[Some records]
────────────────
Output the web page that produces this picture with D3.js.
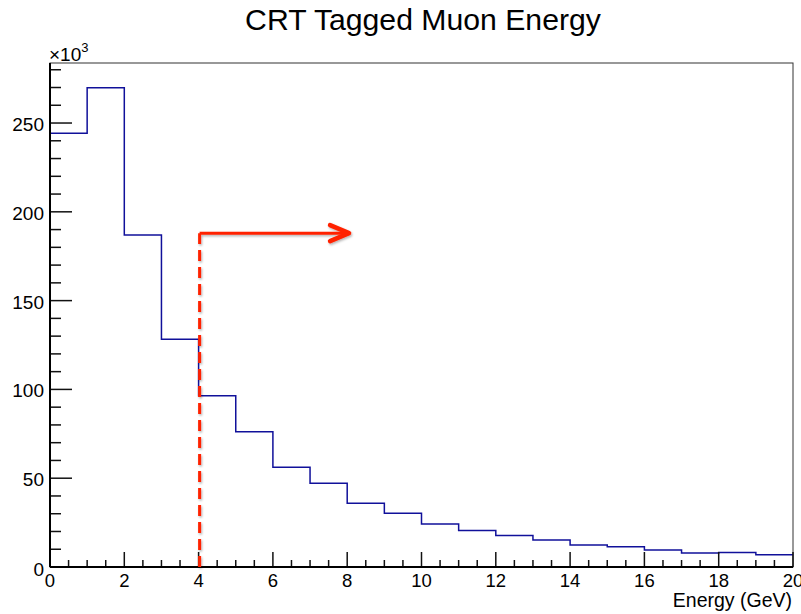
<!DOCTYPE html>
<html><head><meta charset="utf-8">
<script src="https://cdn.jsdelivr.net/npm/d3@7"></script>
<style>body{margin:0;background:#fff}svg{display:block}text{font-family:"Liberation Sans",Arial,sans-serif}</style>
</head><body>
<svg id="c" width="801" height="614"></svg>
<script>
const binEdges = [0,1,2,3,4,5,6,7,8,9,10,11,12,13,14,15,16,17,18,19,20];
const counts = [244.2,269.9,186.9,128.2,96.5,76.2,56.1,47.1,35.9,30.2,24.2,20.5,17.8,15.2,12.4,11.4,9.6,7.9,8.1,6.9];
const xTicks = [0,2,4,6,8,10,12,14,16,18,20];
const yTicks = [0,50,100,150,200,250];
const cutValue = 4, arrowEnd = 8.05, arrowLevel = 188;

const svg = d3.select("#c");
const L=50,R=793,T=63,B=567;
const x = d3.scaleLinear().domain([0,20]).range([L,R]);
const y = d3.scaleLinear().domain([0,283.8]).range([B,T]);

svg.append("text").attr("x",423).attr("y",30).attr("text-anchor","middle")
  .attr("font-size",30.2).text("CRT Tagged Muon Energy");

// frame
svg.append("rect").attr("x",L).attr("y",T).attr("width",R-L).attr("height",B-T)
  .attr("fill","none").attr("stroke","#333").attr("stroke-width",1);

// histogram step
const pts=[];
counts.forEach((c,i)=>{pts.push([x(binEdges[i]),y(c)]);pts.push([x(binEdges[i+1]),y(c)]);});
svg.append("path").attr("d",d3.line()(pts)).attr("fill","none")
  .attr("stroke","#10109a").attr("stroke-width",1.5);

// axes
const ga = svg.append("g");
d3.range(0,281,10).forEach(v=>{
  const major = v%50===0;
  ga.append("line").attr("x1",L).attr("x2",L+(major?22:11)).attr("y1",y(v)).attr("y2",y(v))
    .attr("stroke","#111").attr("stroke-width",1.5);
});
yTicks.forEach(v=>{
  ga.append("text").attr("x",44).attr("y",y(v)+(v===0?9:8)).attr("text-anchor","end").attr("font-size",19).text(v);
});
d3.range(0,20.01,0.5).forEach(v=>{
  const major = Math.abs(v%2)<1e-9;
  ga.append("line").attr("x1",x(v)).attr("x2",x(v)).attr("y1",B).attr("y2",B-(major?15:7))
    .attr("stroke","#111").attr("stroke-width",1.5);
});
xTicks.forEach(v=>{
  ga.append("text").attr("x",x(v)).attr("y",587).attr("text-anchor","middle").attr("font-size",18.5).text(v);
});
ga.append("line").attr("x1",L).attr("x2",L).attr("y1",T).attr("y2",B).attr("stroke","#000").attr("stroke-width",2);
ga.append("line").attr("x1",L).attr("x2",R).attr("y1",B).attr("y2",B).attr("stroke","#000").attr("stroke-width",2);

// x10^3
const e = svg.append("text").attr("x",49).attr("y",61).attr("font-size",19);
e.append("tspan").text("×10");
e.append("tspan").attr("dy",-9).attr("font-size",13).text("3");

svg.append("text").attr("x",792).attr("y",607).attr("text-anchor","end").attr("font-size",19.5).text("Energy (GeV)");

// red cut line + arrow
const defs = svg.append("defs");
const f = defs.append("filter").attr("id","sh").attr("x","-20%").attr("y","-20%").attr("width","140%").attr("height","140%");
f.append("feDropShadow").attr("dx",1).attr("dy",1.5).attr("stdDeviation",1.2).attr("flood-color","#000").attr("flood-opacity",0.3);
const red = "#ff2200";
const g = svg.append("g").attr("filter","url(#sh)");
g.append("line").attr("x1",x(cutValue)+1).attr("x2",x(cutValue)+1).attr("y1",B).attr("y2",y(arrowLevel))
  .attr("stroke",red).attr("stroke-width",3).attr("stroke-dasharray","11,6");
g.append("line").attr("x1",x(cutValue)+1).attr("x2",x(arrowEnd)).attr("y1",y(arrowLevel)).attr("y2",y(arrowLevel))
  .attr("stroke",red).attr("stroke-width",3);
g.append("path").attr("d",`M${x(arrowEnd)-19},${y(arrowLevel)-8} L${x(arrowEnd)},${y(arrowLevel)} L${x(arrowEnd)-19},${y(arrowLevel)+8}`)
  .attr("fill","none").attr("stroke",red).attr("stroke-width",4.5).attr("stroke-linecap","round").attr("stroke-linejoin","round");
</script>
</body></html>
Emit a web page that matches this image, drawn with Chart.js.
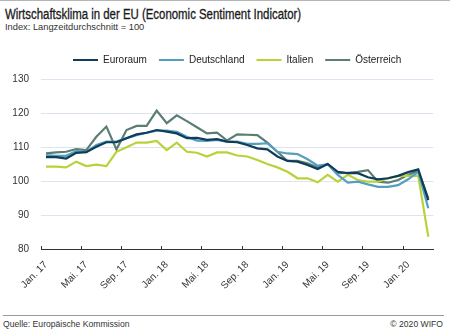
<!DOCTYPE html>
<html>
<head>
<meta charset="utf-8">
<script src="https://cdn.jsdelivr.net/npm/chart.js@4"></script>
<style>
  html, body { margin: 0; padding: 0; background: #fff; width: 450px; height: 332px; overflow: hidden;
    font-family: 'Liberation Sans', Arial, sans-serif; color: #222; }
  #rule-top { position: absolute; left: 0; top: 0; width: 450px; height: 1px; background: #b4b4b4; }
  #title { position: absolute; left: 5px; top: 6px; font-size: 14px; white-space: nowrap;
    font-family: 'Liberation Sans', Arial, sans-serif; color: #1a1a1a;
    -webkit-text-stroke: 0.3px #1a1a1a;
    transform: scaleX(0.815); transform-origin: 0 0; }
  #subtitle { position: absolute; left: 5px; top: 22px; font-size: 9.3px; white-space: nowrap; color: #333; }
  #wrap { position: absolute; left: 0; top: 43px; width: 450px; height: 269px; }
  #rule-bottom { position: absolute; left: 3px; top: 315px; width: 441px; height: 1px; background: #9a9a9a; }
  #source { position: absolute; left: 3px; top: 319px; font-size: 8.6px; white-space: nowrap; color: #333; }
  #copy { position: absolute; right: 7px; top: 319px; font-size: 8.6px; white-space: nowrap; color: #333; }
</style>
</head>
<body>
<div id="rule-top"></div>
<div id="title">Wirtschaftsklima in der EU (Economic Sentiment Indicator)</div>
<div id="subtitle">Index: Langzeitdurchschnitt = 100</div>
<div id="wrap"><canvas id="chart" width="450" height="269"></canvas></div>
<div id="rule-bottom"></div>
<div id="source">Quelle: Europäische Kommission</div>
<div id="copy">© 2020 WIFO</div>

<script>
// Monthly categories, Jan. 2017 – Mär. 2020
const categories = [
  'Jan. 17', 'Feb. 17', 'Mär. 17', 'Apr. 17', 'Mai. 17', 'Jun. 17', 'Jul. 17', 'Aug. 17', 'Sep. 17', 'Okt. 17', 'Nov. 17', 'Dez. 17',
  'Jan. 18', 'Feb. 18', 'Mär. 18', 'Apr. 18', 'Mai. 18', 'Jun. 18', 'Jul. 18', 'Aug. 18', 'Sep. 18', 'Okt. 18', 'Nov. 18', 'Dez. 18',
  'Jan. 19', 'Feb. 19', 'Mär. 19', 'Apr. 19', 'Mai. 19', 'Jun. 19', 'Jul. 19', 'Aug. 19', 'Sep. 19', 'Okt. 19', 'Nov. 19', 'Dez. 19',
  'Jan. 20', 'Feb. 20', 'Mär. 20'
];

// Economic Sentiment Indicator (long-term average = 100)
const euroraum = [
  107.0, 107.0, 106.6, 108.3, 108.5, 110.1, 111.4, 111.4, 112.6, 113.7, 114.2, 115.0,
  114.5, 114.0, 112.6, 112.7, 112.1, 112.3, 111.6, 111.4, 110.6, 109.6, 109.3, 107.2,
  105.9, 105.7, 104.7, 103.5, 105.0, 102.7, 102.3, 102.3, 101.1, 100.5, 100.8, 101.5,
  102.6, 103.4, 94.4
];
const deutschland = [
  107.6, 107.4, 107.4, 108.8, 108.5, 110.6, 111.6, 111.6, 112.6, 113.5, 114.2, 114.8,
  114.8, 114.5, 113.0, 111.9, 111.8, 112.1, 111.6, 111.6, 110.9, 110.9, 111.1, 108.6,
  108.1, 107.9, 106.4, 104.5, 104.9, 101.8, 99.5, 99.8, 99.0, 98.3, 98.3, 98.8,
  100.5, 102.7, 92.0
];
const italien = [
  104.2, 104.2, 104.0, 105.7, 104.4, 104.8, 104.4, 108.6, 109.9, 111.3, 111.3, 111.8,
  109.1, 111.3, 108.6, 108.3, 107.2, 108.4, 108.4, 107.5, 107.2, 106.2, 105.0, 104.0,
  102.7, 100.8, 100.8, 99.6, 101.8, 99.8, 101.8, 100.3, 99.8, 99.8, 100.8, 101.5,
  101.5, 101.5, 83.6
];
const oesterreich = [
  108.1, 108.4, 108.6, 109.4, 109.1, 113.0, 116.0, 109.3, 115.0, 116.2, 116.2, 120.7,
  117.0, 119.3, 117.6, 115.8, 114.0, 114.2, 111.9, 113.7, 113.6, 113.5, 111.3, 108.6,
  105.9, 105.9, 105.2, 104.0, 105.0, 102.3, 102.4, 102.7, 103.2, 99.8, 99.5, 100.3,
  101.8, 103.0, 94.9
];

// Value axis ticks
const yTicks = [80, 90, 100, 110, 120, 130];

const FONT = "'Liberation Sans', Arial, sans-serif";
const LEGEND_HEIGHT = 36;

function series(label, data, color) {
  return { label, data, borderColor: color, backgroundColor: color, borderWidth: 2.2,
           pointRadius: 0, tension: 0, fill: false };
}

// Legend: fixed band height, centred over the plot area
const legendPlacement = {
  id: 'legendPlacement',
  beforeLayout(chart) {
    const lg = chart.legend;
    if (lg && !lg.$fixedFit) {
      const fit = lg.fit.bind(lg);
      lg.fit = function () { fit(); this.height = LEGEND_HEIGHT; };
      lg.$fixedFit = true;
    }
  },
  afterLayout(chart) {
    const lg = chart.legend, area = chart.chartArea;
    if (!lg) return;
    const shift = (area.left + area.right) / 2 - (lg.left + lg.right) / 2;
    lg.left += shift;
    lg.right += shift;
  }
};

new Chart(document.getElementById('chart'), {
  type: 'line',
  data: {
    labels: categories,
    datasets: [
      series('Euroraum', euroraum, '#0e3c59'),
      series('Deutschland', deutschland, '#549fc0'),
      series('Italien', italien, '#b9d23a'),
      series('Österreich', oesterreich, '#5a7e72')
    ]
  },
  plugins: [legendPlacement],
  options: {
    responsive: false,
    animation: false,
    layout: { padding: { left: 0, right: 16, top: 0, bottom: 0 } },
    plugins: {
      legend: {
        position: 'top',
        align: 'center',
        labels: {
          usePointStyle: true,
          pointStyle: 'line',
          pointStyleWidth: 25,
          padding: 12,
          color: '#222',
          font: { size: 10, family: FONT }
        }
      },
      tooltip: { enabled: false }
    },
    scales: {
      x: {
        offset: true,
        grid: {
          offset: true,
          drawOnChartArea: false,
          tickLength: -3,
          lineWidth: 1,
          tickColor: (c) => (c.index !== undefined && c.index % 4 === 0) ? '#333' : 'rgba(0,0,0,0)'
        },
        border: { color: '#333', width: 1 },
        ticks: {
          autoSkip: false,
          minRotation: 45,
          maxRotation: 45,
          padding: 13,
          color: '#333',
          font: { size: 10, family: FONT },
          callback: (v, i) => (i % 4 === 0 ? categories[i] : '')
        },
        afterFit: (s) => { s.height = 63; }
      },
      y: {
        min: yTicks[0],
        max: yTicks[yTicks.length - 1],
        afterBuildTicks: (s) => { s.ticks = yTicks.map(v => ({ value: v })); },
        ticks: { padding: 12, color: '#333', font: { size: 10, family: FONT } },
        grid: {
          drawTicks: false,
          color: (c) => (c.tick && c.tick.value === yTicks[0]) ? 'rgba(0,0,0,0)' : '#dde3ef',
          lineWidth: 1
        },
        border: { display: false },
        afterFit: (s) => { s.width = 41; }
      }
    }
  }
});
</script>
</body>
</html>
────────────────
WHAT YOU WILL DO: Scan the material above for the string "with" and report each line where you find it.

SOLUTION TO THIS PROBLEM:
Output the web page that produces this picture with D3.js.
Emit a web page that matches this image, drawn with Chart.js.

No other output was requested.